### Recorded information ###

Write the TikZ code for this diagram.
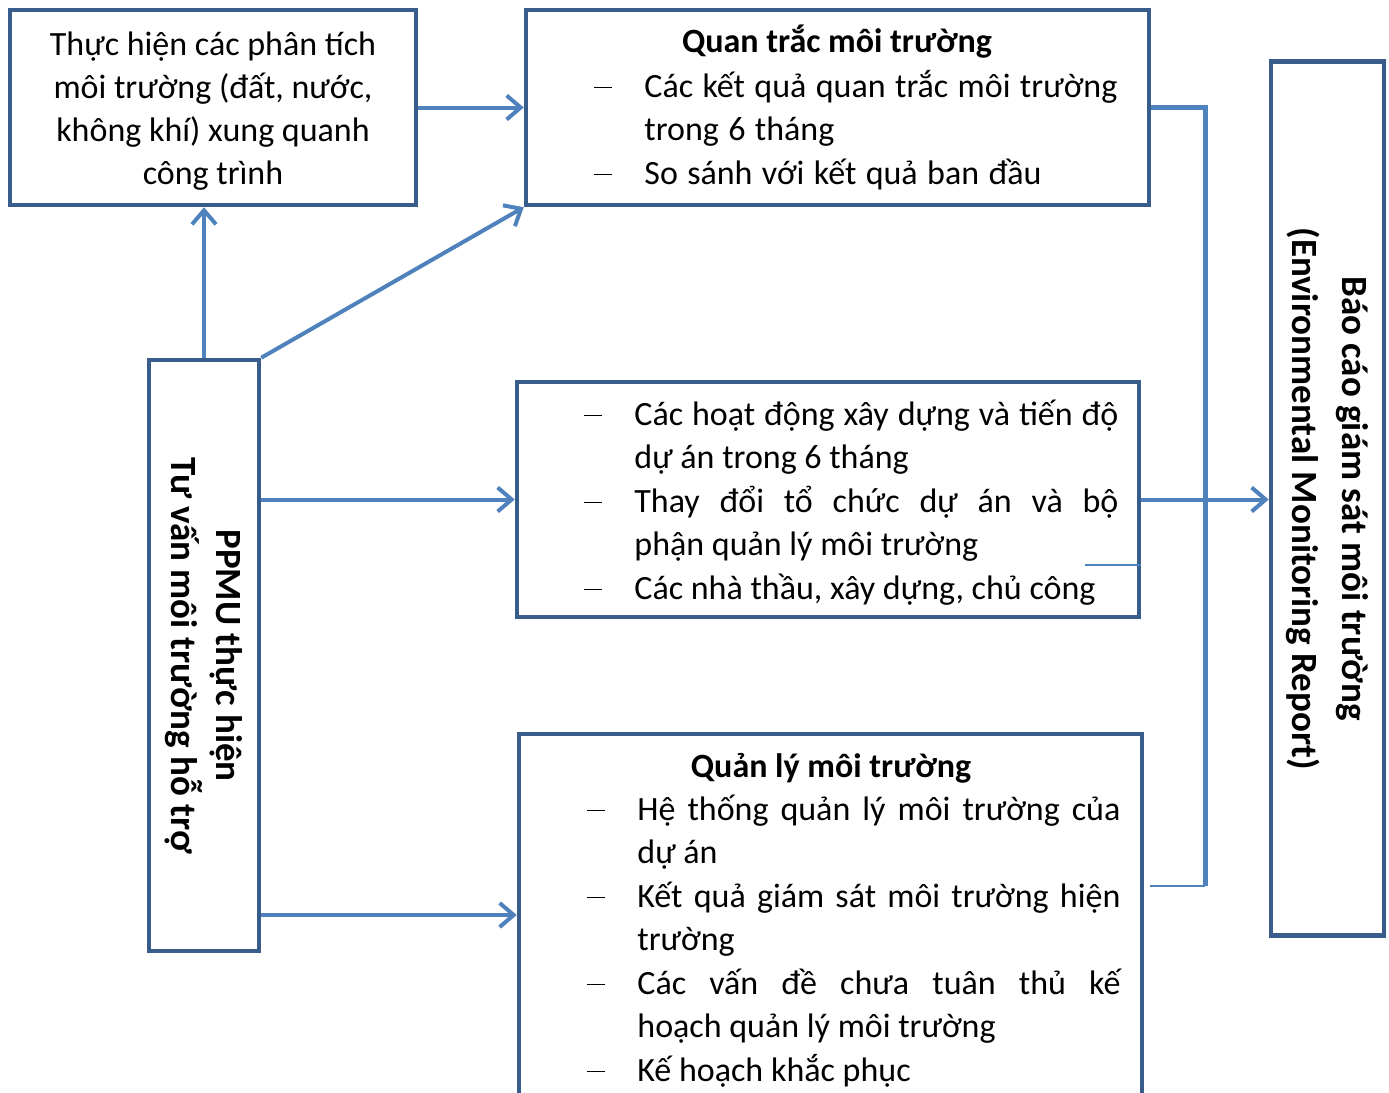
\documentclass[tikz,border=0pt]{standalone}
\usepackage{fontspec}
\setmainfont{Carlito}
\usetikzlibrary{arrows.meta}

\definecolor{boxblue}{RGB}{56,93,138}
\definecolor{linkblue}{RGB}{79,129,189}

\newcommand{\dashitem}[1]{\par\hangindent=25pt\hangafter=1\noindent\makebox[25pt][l]{\strut\rule[4.6pt]{9pt}{0.8pt}}#1}

\tikzset{
  box/.style={draw=boxblue, line width=2.25pt, fill=white, inner sep=0pt},
  txt/.style={inner sep=0pt, font=\fontsize{17}{21.5}\selectfont\setlength{\parskip}{0.5pt}},
  title/.style={txt, font=\fontsize{17}{21.5}\selectfont\bfseries, anchor=base},
  list/.style={txt, anchor=north west},
  side/.style={inner sep=0pt, rotate=-90, align=center},
  link/.style={linkblue, line width=2pt, -{Straight Barb[length=7pt, width=12pt]}},
  bus/.style={linkblue, line width=2.5pt},
  thinlink/.style={linkblue, line width=0.8pt}
}

\begin{document}
\begin{tikzpicture}[x=0.5pt, y=-0.5pt]
    \useasboundingbox (0,0) rectangle (1389,1093);
    \clip (0,0) rectangle (1389,1093);

    % The boxes
    \node[box, minimum width=203pt, minimum height=97.5pt] (phantich) at (213,107.5) {};
    \node[box, minimum width=311.5pt, minimum height=97.5pt] (quantrac) at (837.5,107.5) {};
    \node[box, minimum width=311pt, minimum height=117.5pt] (hoatdong) at (828,499.5) {};
    \node[box, minimum width=311.5pt, minimum height=193pt] (quanly) at (830.5,927) {};
    \node[box, minimum width=55pt, minimum height=295.5pt] (ppmu) at (204,655.5) {};
    \node[box, minimum width=56.5pt, minimum height=437pt] (baocao) at (1327.5,498.5) {};

    % Analyses around the site
    \node[txt, align=center] (phantichtext) at (213,111)
        {Thực hiện các phân tích\\môi trường (đất, nước,\\không khí) xung quanh\\công trình};

    % Monitoring results
    \node[title] (quantractitle) at (837,52) {Quan trắc môi trường};
    \node[list, text width=272pt, align=left] (quantraclist) at (594,53)
        {\spaceskip=4.7pt plus 1pt minus 0.5pt
         \dashitem{Các kết quả quan trắc môi trường\newline trong 6 tháng}\dashitem{So sánh với kết quả ban đầu}};

    % Construction progress
    \node[list, text width=267pt, align=justify] (hoatdonglist) at (584,381)
        {\dashitem{Các hoạt động xây dựng và tiến độ\linebreak dự án trong 6 tháng}\dashitem{Thay đổi tổ chức dự án và bộ\linebreak phận quản lý môi trường}\dashitem{Các nhà thầu, xây dựng, chủ công}};

    % Environmental management
    \node[title] (quanlytitle) at (831,777) {Quản lý môi trường};
    \node[list, text width=266.5pt, align=justify] (quanlylist) at (587,776)
        {\dashitem{Hệ thống quản lý môi trường của\linebreak dự án}\dashitem{Kết quả giám sát môi trường hiện\linebreak trường}\dashitem{Các vấn đề chưa tuân thủ kế\linebreak hoạch quản lý môi trường}\dashitem{Kế hoạch khắc phục}};

    % Vertical labels
    \node[side, font=\fontsize{18.5}{22.5}\selectfont\bfseries] (ppmutext) at (ppmu)
        {PPMU thực hiện\\Tư vấn môi trường hỗ trợ};
    \node[side, font=\fontsize{18.5}{25}\selectfont\bfseries] (baocaotext) at (baocao)
        {Báo cáo giám sát môi trường\\(Environmental Monitoring Report)};

    % Connectors
    \draw[link] (phantich) -- (quantrac);
    \draw[link] (ppmu.north) -- (ppmu.north |- phantich.south);
    \draw[link] (ppmu.north east) -- (quantrac.south west);
    \draw[link] (ppmu.east |- hoatdong) -- (hoatdong.west);
    \draw[link] (ppmu.east |- 0,915) -- (quanly.west |- 0,915);

    % Collecting line on the right
    \coordinate (busend) at (1205,886);
    \draw[bus] (quantrac.east) -| (busend);
    \draw[thinlink] (busend) -- (1150,886);
    \draw[thinlink] (1085,565) -- (hoatdong.east |- 0,565);
    \draw[link] (hoatdong.east) -- (hoatdong.east -| baocao.west);
\end{tikzpicture}
\end{document}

###

Aim of the exercise
With the pictures left out, transcribe the material exactly.

Response for this exercise
Write the TikZ code for this diagram.
\documentclass[tikz,border=0pt]{standalone}
\usepackage{fontspec}
\setmainfont{Carlito}
\usetikzlibrary{arrows.meta}

\definecolor{boxblue}{RGB}{56,93,138}
\definecolor{linkblue}{RGB}{79,129,189}

\newcommand{\dashitem}[1]{\par\hangindent=25pt\hangafter=1\noindent\makebox[25pt][l]{\strut\rule[4.6pt]{9pt}{0.8pt}}#1}

\tikzset{
  box/.style={draw=boxblue, line width=2.25pt, fill=white, inner sep=0pt},
  txt/.style={inner sep=0pt, font=\fontsize{17}{21.5}\selectfont\setlength{\parskip}{0.5pt}},
  title/.style={txt, font=\fontsize{17}{21.5}\selectfont\bfseries, anchor=base},
  list/.style={txt, anchor=north west},
  side/.style={inner sep=0pt, rotate=-90, align=center},
  link/.style={linkblue, line width=2pt, -{Straight Barb[length=7pt, width=12pt]}},
  bus/.style={linkblue, line width=2.5pt},
  thinlink/.style={linkblue, line width=0.8pt}
}

\begin{document}
\begin{tikzpicture}[x=0.5pt, y=-0.5pt]
    \useasboundingbox (0,0) rectangle (1389,1093);
    \clip (0,0) rectangle (1389,1093);

    % The boxes
    \node[box, minimum width=203pt, minimum height=97.5pt] (phantich) at (213,107.5) {};
    \node[box, minimum width=311.5pt, minimum height=97.5pt] (quantrac) at (837.5,107.5) {};
    \node[box, minimum width=311pt, minimum height=117.5pt] (hoatdong) at (828,499.5) {};
    \node[box, minimum width=311.5pt, minimum height=193pt] (quanly) at (830.5,927) {};
    \node[box, minimum width=55pt, minimum height=295.5pt] (ppmu) at (204,655.5) {};
    \node[box, minimum width=56.5pt, minimum height=437pt] (baocao) at (1327.5,498.5) {};

    % Analyses around the site
    \node[txt, align=center] (phantichtext) at (213,111)
        {Thực hiện các phân tích\\môi trường (đất, nước,\\không khí) xung quanh\\công trình};

    % Monitoring results
    \node[title] (quantractitle) at (837,52) {Quan trắc môi trường};
    \node[list, text width=272pt, align=left] (quantraclist) at (594,53)
        {\spaceskip=4.7pt plus 1pt minus 0.5pt
         \dashitem{Các kết quả quan trắc môi trường\newline trong 6 tháng}\dashitem{So sánh với kết quả ban đầu}};

    % Construction progress
    \node[list, text width=267pt, align=justify] (hoatdonglist) at (584,381)
        {\dashitem{Các hoạt động xây dựng và tiến độ\linebreak dự án trong 6 tháng}\dashitem{Thay đổi tổ chức dự án và bộ\linebreak phận quản lý môi trường}\dashitem{Các nhà thầu, xây dựng, chủ công}};

    % Environmental management
    \node[title] (quanlytitle) at (831,777) {Quản lý môi trường};
    \node[list, text width=266.5pt, align=justify] (quanlylist) at (587,776)
        {\dashitem{Hệ thống quản lý môi trường của\linebreak dự án}\dashitem{Kết quả giám sát môi trường hiện\linebreak trường}\dashitem{Các vấn đề chưa tuân thủ kế\linebreak hoạch quản lý môi trường}\dashitem{Kế hoạch khắc phục}};

    % Vertical labels
    \node[side, font=\fontsize{18.5}{22.5}\selectfont\bfseries] (ppmutext) at (ppmu)
        {PPMU thực hiện\\Tư vấn môi trường hỗ trợ};
    \node[side, font=\fontsize{18.5}{25}\selectfont\bfseries] (baocaotext) at (baocao)
        {Báo cáo giám sát môi trường\\(Environmental Monitoring Report)};

    % Connectors
    \draw[link] (phantich) -- (quantrac);
    \draw[link] (ppmu.north) -- (ppmu.north |- phantich.south);
    \draw[link] (ppmu.north east) -- (quantrac.south west);
    \draw[link] (ppmu.east |- hoatdong) -- (hoatdong.west);
    \draw[link] (ppmu.east |- 0,915) -- (quanly.west |- 0,915);

    % Collecting line on the right
    \coordinate (busend) at (1205,886);
    \draw[bus] (quantrac.east) -| (busend);
    \draw[thinlink] (busend) -- (1150,886);
    \draw[thinlink] (1085,565) -- (hoatdong.east |- 0,565);
    \draw[link] (hoatdong.east) -- (hoatdong.east -| baocao.west);
\end{tikzpicture}
\end{document}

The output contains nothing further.